### LISTED RECORDS
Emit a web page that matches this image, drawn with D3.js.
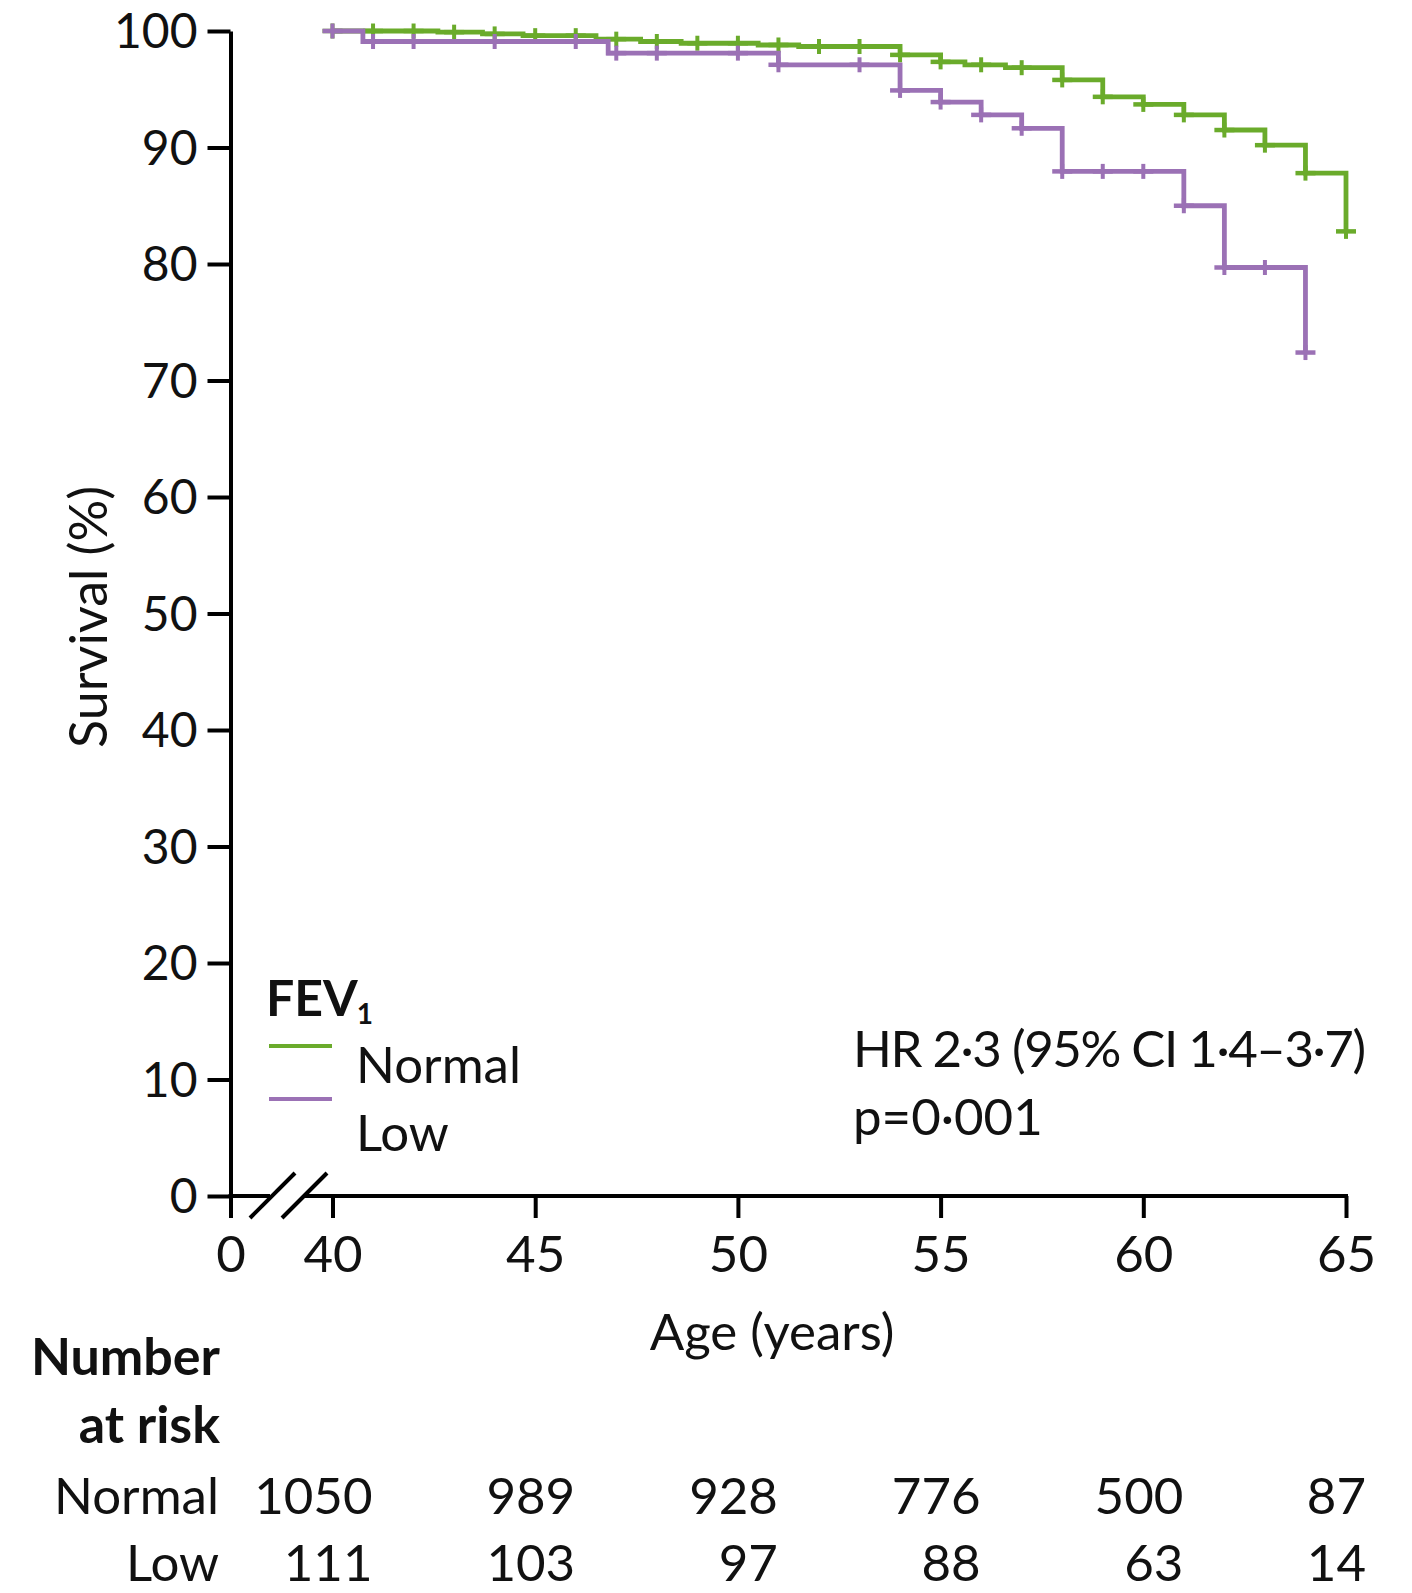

==

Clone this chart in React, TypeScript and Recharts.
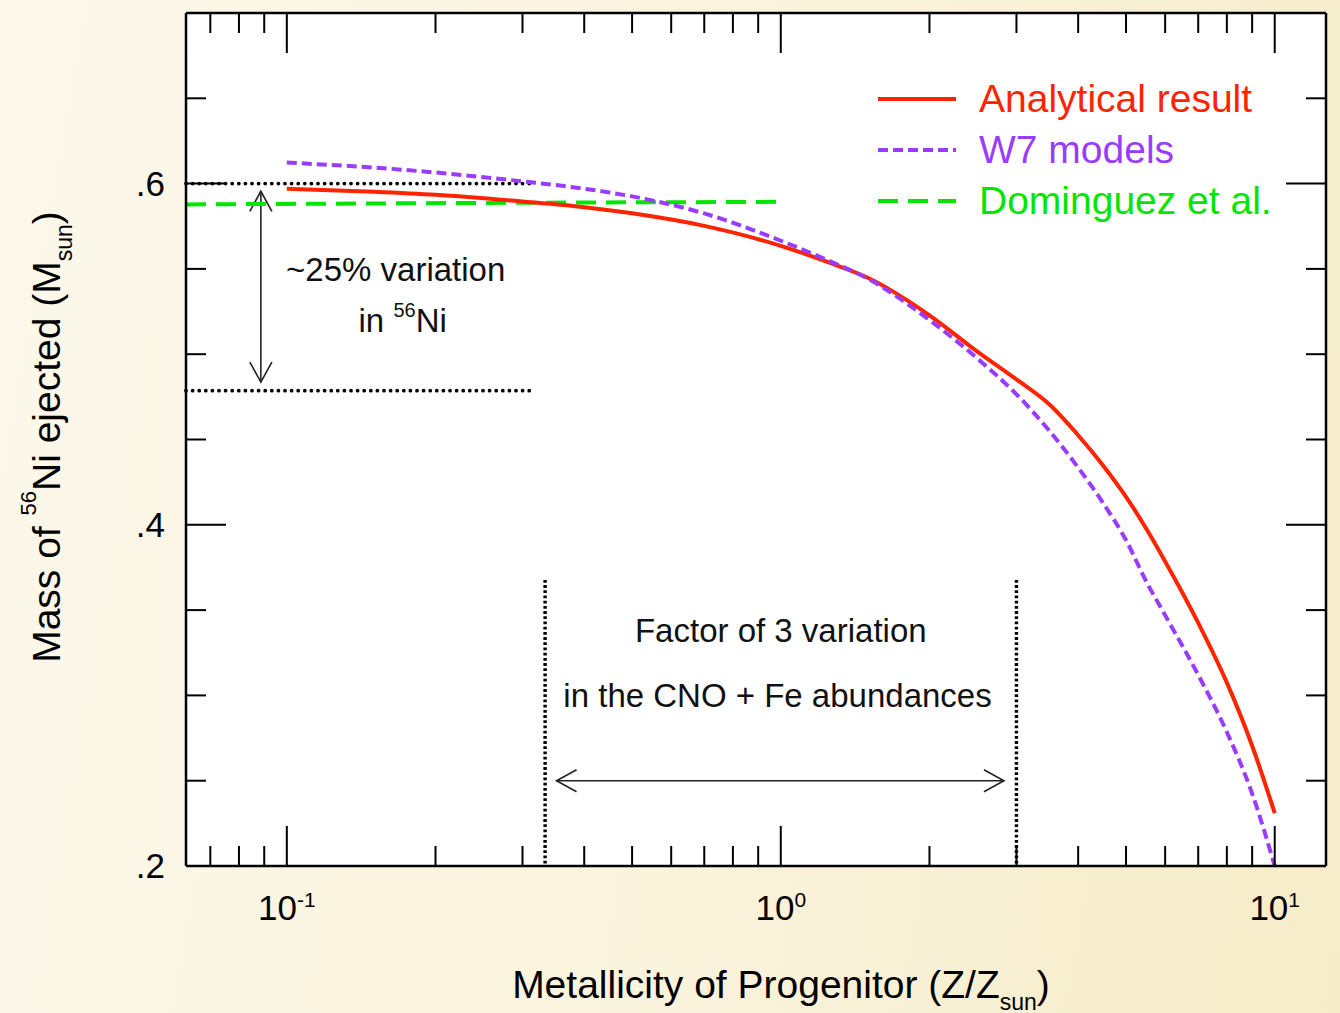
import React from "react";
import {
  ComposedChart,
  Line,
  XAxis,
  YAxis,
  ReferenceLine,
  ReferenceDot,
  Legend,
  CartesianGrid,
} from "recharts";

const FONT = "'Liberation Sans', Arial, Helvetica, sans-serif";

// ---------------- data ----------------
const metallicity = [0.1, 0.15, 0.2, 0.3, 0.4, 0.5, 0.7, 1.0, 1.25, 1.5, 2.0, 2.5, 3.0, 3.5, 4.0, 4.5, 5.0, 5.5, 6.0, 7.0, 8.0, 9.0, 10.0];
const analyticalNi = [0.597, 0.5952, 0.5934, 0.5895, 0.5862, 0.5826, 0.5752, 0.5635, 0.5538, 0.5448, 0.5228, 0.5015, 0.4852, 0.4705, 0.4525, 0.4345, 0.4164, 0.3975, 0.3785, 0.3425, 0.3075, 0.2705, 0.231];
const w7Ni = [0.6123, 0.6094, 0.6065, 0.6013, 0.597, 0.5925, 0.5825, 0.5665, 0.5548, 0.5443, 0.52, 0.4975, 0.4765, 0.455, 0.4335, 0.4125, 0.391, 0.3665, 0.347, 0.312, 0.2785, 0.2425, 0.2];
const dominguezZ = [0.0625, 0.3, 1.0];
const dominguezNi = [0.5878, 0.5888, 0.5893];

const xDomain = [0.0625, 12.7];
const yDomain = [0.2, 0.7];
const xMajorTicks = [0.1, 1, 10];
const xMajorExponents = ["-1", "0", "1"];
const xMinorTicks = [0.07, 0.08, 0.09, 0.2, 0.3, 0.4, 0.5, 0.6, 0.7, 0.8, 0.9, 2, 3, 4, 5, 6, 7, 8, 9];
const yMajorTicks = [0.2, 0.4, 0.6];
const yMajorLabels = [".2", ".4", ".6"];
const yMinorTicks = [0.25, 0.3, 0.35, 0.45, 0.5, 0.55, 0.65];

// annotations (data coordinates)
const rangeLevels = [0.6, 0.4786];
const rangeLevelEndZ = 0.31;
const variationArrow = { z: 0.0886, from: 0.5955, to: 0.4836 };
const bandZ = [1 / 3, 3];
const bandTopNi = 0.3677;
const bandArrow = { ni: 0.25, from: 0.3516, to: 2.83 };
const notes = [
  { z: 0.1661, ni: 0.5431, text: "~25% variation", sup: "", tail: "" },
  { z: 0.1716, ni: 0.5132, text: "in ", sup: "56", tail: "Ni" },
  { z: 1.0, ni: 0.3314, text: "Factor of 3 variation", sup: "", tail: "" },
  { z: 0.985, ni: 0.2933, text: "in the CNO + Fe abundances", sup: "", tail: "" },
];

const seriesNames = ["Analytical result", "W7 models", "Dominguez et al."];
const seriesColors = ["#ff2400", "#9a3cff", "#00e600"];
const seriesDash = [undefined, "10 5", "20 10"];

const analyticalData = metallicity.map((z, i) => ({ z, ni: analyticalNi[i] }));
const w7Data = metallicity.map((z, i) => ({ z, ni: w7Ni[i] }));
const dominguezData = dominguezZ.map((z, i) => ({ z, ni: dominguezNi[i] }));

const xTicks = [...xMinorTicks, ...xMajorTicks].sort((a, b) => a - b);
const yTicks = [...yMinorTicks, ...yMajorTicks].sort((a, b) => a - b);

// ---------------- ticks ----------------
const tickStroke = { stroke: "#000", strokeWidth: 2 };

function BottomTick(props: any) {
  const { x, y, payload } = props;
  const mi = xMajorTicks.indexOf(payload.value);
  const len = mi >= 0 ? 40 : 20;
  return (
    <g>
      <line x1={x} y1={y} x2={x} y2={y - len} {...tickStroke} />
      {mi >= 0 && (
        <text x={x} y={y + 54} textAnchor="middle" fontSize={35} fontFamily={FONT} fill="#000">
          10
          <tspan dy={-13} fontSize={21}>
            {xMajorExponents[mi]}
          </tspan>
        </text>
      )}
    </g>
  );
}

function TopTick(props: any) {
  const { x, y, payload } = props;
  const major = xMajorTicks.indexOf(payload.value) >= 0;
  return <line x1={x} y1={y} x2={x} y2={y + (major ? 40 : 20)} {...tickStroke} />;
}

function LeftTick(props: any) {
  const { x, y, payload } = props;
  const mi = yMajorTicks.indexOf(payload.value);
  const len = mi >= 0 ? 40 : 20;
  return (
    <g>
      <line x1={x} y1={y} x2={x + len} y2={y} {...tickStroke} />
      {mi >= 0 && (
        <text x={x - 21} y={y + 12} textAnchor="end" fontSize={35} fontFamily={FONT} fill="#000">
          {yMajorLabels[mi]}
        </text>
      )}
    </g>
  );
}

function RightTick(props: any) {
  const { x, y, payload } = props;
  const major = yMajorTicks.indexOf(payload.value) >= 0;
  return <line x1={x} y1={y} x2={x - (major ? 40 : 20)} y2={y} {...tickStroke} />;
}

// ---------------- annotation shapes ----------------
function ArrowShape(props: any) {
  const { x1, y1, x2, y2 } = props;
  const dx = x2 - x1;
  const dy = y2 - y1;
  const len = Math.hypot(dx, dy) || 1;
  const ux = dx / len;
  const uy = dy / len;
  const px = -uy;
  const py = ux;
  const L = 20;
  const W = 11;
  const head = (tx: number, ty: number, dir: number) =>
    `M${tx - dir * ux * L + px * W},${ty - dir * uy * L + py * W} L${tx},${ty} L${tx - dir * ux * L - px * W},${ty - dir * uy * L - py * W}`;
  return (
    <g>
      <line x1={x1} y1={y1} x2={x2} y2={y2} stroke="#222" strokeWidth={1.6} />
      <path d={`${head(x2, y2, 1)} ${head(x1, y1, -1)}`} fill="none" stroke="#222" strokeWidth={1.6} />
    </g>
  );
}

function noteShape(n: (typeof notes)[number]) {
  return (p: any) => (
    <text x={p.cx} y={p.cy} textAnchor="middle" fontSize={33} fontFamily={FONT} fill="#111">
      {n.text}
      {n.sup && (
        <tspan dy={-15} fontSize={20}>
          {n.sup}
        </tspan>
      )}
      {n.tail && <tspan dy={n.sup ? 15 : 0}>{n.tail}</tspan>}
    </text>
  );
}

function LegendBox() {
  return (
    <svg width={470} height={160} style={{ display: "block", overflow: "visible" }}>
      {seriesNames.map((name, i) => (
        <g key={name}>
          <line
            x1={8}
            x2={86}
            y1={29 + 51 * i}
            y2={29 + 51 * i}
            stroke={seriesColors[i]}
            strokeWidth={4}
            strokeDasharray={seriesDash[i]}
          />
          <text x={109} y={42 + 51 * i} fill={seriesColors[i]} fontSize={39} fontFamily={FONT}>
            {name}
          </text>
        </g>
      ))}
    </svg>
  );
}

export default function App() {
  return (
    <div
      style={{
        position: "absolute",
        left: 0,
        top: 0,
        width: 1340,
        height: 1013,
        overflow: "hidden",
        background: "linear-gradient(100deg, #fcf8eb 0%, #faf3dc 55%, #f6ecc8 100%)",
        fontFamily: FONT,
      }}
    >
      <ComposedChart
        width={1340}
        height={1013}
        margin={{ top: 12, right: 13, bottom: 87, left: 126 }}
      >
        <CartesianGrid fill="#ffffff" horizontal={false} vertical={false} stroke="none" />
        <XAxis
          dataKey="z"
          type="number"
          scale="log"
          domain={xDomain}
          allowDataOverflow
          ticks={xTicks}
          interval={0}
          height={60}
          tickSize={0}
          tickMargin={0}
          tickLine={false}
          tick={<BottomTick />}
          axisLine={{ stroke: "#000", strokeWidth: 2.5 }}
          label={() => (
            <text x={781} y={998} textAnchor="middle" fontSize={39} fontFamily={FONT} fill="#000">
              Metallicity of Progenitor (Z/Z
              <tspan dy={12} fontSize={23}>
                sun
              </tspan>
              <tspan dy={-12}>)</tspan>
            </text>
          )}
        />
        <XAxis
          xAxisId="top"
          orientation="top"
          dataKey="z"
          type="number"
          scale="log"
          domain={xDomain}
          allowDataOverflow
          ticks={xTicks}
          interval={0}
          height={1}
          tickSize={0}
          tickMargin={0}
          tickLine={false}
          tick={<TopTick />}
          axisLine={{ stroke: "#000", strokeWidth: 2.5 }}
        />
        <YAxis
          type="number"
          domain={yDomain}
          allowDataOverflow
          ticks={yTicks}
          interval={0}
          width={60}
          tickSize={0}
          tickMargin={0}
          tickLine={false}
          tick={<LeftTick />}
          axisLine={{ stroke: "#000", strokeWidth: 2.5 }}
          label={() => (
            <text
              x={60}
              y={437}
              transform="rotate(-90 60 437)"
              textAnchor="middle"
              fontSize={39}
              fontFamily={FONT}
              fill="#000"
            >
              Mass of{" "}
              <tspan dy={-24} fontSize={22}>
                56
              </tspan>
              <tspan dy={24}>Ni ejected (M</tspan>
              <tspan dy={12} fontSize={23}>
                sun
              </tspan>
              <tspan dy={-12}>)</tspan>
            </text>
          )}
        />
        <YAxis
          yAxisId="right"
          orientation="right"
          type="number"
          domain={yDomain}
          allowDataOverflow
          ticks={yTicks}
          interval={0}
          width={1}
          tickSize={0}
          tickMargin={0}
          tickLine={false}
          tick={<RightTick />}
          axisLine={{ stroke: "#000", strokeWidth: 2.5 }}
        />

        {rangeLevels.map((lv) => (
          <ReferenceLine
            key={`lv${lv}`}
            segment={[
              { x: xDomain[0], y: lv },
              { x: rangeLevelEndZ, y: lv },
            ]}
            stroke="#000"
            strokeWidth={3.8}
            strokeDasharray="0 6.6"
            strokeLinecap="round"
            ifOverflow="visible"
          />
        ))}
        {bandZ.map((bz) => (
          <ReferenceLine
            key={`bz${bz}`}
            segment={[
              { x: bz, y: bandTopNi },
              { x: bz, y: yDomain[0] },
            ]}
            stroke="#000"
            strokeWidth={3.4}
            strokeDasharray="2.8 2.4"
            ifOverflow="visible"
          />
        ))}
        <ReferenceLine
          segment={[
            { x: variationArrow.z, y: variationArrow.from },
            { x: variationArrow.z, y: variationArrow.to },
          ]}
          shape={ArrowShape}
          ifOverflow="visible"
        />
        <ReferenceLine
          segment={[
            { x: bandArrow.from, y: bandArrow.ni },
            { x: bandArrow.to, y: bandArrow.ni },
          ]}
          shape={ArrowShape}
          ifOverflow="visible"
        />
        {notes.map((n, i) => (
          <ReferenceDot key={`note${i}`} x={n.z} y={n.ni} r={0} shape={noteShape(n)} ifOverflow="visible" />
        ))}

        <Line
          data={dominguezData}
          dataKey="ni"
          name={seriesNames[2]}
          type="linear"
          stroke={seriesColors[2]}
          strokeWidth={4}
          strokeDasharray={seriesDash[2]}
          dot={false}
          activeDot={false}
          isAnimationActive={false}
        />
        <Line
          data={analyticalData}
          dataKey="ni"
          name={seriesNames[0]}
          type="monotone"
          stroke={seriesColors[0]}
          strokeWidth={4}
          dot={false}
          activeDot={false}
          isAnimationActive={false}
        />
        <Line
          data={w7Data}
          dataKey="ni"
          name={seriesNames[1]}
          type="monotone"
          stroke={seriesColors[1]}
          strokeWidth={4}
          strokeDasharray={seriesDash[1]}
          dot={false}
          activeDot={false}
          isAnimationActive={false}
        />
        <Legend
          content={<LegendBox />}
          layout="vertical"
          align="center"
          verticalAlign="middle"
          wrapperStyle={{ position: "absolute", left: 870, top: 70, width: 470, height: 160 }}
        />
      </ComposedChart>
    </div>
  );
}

### PROBLEM TO WORK ON
Report how many lines of the listing hold the word "React", with nothing but the number.

### RESPONSE
2